Adam is an architect, born and raised near Ottawa, Ontario, and exposed to the practice of architecture from early childhood. He pursued numerous interests prior to a professional degree, including a BA in Liberal Arts at Oberlin College, work as a sailor and carpenter, and opportunities to travel and live abroad thanks to the Thomas J. Watson Foundation and Oberlin Shansi. These experiences included the documentation of rural temples in Shanxi Province, China, and the documentation of rice architecture in Phitsanulok Province, Northern Thailand. Early work experience in Thailand under both Nithi Sthapitanonda and Suriya Umpansiriratana cultivated an appreciation for Buddhist and tropical architecture and the relationship between architecture and landscape.
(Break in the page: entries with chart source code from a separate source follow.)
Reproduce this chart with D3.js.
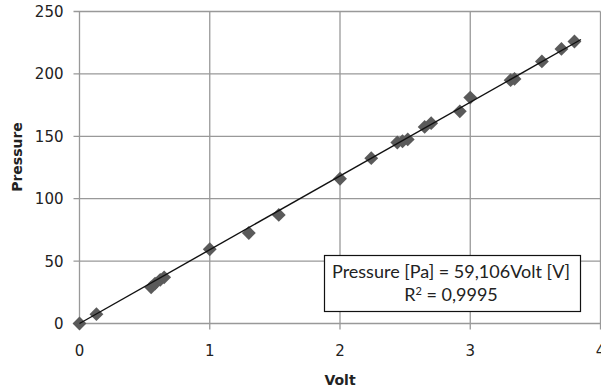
<!DOCTYPE html>
<html lang="en">
<head>
  <meta charset="UTF-8">
  <title>Pressure vs Volt</title>
  <style>
  body { margin: 0; background: #fff; }
  svg { display: block; }
  </style>
</head>
<body>
  <svg id="chart" width="601" height="390"></svg>
  <script src="https://cdn.jsdelivr.net/npm/d3@7"></script>
  <script>

// measured points (Volt, Pressure)
const volts     = [0, 0.13, 0.55, 0.58, 0.62, 0.65, 1.00, 1.30, 1.53, 2.00, 2.24, 2.44, 2.48, 2.52, 2.65, 2.70, 2.92, 3.00, 3.31, 3.34, 3.55, 3.70, 3.80]
const pressures = [0, 7.5, 29, 32, 35, 37, 59.5, 72.5, 87, 116, 132.5, 145, 146, 147.5, 157.5, 160.5, 170, 181, 195, 196, 210, 220, 226]

const xTicks = [0, 1, 2, 3, 4]
const yTicks = [0, 50, 100, 150, 200, 250]

// linear fit through origin
const slope = 59.106
const fitLabel = 'Pressure [Pa] = 59,106Volt [V]'
const r2Label = '0,9995'

const svg = d3.select('#chart')

const x = d3.scaleLinear().domain([0, 4]).range([79.5, 600.5])
const y = d3.scaleLinear().domain([0, 250]).range([323.5, 11.5])

const grid = svg.append('g')
  .attr('stroke', '#999')
  .attr('stroke-width', 1.3)

grid.selectAll('line.h')
  .data(yTicks)
  .join('line')
  .attr('class', 'h')
  .attr('x1', x(0) - 6).attr('x2', x(4))
  .attr('y1', d => y(d)).attr('y2', d => y(d))

grid.selectAll('line.v')
  .data(xTicks)
  .join('line')
  .attr('class', 'v')
  .attr('x1', d => x(d)).attr('x2', d => x(d))
  .attr('y1', y(250)).attr('y2', y(0) + 6)

// tick labels
svg.append('g')
  .attr('font-family', 'DejaVu Sans')
  .attr('font-size', 15)
  .attr('fill', '#222')
  .attr('text-anchor', 'end')
  .selectAll('text')
  .data(yTicks)
  .join('text')
  .attr('x', x(0) - 16)
  .attr('y', d => y(d) + 5.5)
  .text(d => d)

svg.append('g')
  .attr('font-family', 'DejaVu Sans')
  .attr('font-size', 15)
  .attr('fill', '#222')
  .attr('text-anchor', 'middle')
  .selectAll('text')
  .data(xTicks)
  .join('text')
  .attr('x', d => x(d))
  .attr('y', 356)
  .text(d => d)

// axis titles
svg.append('text')
  .attr('x', x(2))
  .attr('y', 385)
  .attr('text-anchor', 'middle')
  .attr('font-family', 'DejaVu Sans')
  .attr('font-weight', 'bold')
  .attr('font-size', 14)
  .attr('fill', '#222')
  .text('Volt')

svg.append('text')
  .attr('transform', 'translate(22,157) rotate(-90)')
  .attr('text-anchor', 'middle')
  .attr('font-family', 'DejaVu Sans')
  .attr('font-weight', 'bold')
  .attr('font-size', 14)
  .attr('fill', '#222')
  .text('Pressure')

// points
const points = volts.map((v, i) => ({ v, p: pressures[i] }))
const diamond = d3.symbol(d3.symbolSquare, 96)

svg.append('g')
  .selectAll('path')
  .data(points)
  .join('path')
  .attr('d', diamond)
  .attr('transform', d => `translate(${x(d.v)},${y(d.p)}) rotate(45)`)
  .attr('fill', '#5a5a5a')

// trend line
const vMax = d3.max(volts)
svg.append('line')
  .attr('x1', x(0)).attr('y1', y(0))
  .attr('x2', x(vMax + 0.05)).attr('y2', y(slope * (vMax + 0.05)))
  .attr('stroke', '#111')
  .attr('stroke-width', 1.4)

// fit label box
const box = svg.append('g')
box.append('rect')
  .attr('x', 324.5).attr('y', 255.5)
  .attr('width', 256).attr('height', 56)
  .attr('fill', '#fff')
  .attr('stroke', '#111')
  .attr('stroke-width', 1.2)

box.append('text')
  .attr('x', 451)
  .attr('y', 278)
  .attr('text-anchor', 'middle')
  .attr('font-family', 'Lato')
  .attr('font-size', 18)
  .attr('fill', '#222')
  .text(fitLabel)

const r2 = box.append('text')
  .attr('x', 451)
  .attr('y', 301)
  .attr('text-anchor', 'middle')
  .attr('font-family', 'Lato')
  .attr('font-size', 18)
  .attr('fill', '#222')
r2.append('tspan').text('R')
r2.append('tspan').attr('dy', -6).attr('font-size', 11).text('2')
r2.append('tspan').attr('dy', 6).text(' = ' + r2Label)

  </script>
</body>
</html>
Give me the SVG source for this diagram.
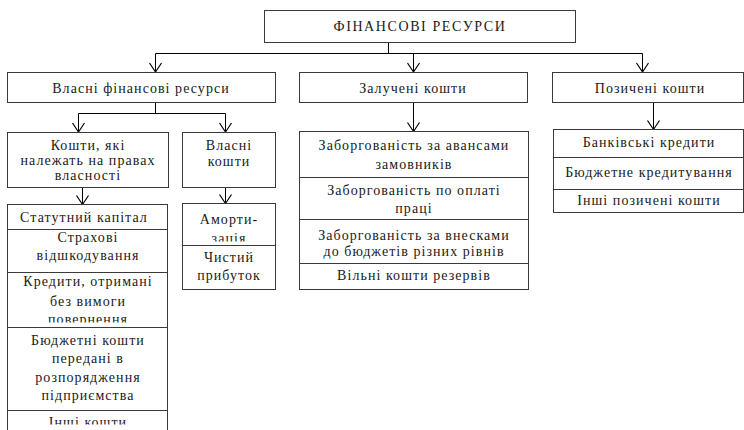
<svg xmlns="http://www.w3.org/2000/svg" width="744" height="430" viewBox="0 0 744 430">
<style>
.box{fill:#fff;stroke:#3a3a3a;stroke-width:1}
.t{font-family:"Liberation Serif","DejaVu Serif",serif;font-size:14px;letter-spacing:1.05px;fill:#1a1a1a;text-anchor:middle}
.title{letter-spacing:1.6px}
.c{stroke:#000;stroke-width:1;fill:none}
.a{marker-end:url(#arr)}
</style>
<defs>
<marker id="arr" markerUnits="userSpaceOnUse" orient="auto" markerWidth="12" markerHeight="14" refX="0" refY="0" overflow="visible">
<path d="M-9,-6 L0,0 L-9,6" fill="none" stroke="#000" stroke-width="1.2"/>
</marker>
<clipPath id="clipAm"><rect x="182" y="203" width="94" height="38.5"/></clipPath>
<clipPath id="clipKr"><rect x="7" y="272" width="161" height="50.5"/></clipPath>
<clipPath id="clipIn"><rect x="7" y="410" width="161" height="14.5"/></clipPath>
</defs>

<g id="connectors">
<path class="c" d="M388.5,42.5 V53.5"/>
<path class="c" d="M155.5,53.5 H642.5"/>
<path class="c a" d="M155.5,53.5 V72"/>
<path class="c a" d="M413.5,53.5 V72"/>
<path class="c a" d="M642.5,53.5 V72"/>
<path class="c" d="M155.5,102.5 V113.5 M78.5,113.5 H225.5"/>
<path class="c a" d="M78.5,113.5 V132"/>
<path class="c a" d="M225.5,113.5 V132"/>
<path class="c a" d="M413.5,102.5 V131.5"/>
<path class="c a" d="M653.5,102.5 V129.5"/>
<path class="c a" d="M82.5,187.5 V204.5"/>
<path class="c a" d="M225.5,187.5 V203.5"/>
</g>

<g id="root">
<rect class="box" x="264.5" y="10.5" width="311" height="32"/>
<text class="t title" x="420" y="31">ФІНАНСОВІ РЕСУРСИ</text>
</g>

<g id="own-resources">
<rect class="box" x="7.5" y="72.5" width="268" height="30"/>
<text class="t" x="141" y="93">Власні фінансові ресурси</text>
</g>
<g id="attracted">
<rect class="box" x="299.5" y="72.5" width="228" height="30"/>
<text class="t" x="413" y="93">Залучені кошти</text>
</g>
<g id="borrowed">
<rect class="box" x="552.5" y="72.5" width="191" height="30"/>
<text class="t" x="650" y="93">Позичені кошти</text>
</g>

<g id="property-funds">
<rect class="box" x="7.5" y="132.5" width="161" height="55"/>
<text class="t" x="88" y="150">Кошти, які</text>
<text class="t" x="88" y="165">належать на правах</text>
<text class="t" x="88" y="180">власності</text>
</g>
<g id="own-funds">
<rect class="box" x="182.5" y="132.5" width="93" height="55"/>
<text class="t" x="229" y="150">Власні</text>
<text class="t" x="229" y="166">кошти</text>
</g>

<g id="charter-capital">
<rect class="box" x="7.5" y="204.5" width="160" height="25"/>
<text class="t" x="84" y="222">Статутний капітал</text>
</g>
<g id="insurance">
<rect class="box" x="7.5" y="229.5" width="160" height="43"/>
<text class="t" x="88" y="242">Страхові</text>
<text class="t" x="88" y="260">відшкодування</text>
</g>
<g id="credits-no-return">
<rect class="box" x="7.5" y="272.5" width="160" height="55"/>
<g clip-path="url(#clipKr)">
<text class="t" x="88" y="286">Кредити, отримані</text>
<text class="t" x="88" y="306">без вимоги</text>
<text class="t" x="88" y="324">повернення</text>
</g>
</g>
<g id="budget-funds">
<rect class="box" x="7.5" y="327.5" width="160" height="83"/>
<text class="t" x="88" y="345">Бюджетні кошти</text>
<text class="t" x="88" y="363">передані в</text>
<text class="t" x="88" y="382">розпорядження</text>
<text class="t" x="88" y="400">підприємства</text>
</g>
<g id="other-funds">
<rect class="box" x="7.5" y="410.5" width="160" height="40"/>
<g clip-path="url(#clipIn)">
<text class="t" x="88" y="427">Інші кошти</text>
</g>
</g>

<g id="amortization">
<rect class="box" x="182.5" y="203.5" width="93" height="42"/>
<g clip-path="url(#clipAm)">
<text class="t" x="229" y="224">Аморти-</text>
<text class="t" x="229" y="243">зація</text>
</g>
</g>
<g id="net-profit">
<rect class="box" x="182.5" y="245.5" width="93" height="44"/>
<text class="t" x="229" y="262">Чистий</text>
<text class="t" x="229" y="280">прибуток</text>
</g>

<g id="advances">
<rect class="box" x="299.5" y="131.5" width="229" height="46"/>
<text class="t" x="414" y="150">Заборгованість за авансами</text>
<text class="t" x="414" y="169">замовників</text>
</g>
<g id="wages">
<rect class="box" x="299.5" y="177.5" width="229" height="42"/>
<text class="t" x="414" y="195">Заборгованість по оплаті</text>
<text class="t" x="414" y="213">праці</text>
</g>
<g id="budget-payments">
<rect class="box" x="299.5" y="219.5" width="229" height="44"/>
<text class="t" x="414" y="240">Заборгованість за внесками</text>
<text class="t" x="414" y="256">до бюджетів різних рівнів</text>
</g>
<g id="free-reserves">
<rect class="box" x="299.5" y="263.5" width="229" height="26"/>
<text class="t" x="414" y="280">Вільні кошти резервів</text>
</g>

<g id="bank-credits">
<rect class="box" x="553.5" y="129.5" width="190" height="28"/>
<text class="t" x="649" y="147">Банківські кредити</text>
</g>
<g id="budget-crediting">
<rect class="box" x="553.5" y="157.5" width="190" height="32"/>
<text class="t" x="649" y="177">Бюджетне кредитування</text>
</g>
<g id="other-borrowed">
<rect class="box" x="553.5" y="189.5" width="190" height="23"/>
<text class="t" x="649" y="205">Інші позичені кошти</text>
</g>
</svg>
These experiences provided the opportunity to learn within a diverse range of cultural patterns, from boats to cities to rural shelters. Following this understanding, Adam aims to counter the tendency for buildings to become overly preoccupied with their object quality. This involves a constant return to the patterns, communities, and lived experiences that the objects of building exist to house. Nonetheless, buildings as objects remain highly visible, material things. In considering the material reality of these objects, Adam continues to pursue the implimentation of natural building materials in healthy, high-efficiency, contemporary projects. While a highly technical exercise, especially when taking into account embodied carbon and energy use, architecture’s aims remain cultural, embedded in time.
As a material thing, architecture is the product of making, and the crafts of making are themselves embedded in the culture of a place, its communities and traditions. Adam’s varied experiences working alongside traditional craftspersons; timber framers, drystone wallers, traditional plasterers, blacksmiths, and wooden boat-builders, among others, has underscored for him the significance of this connection between culture and real material.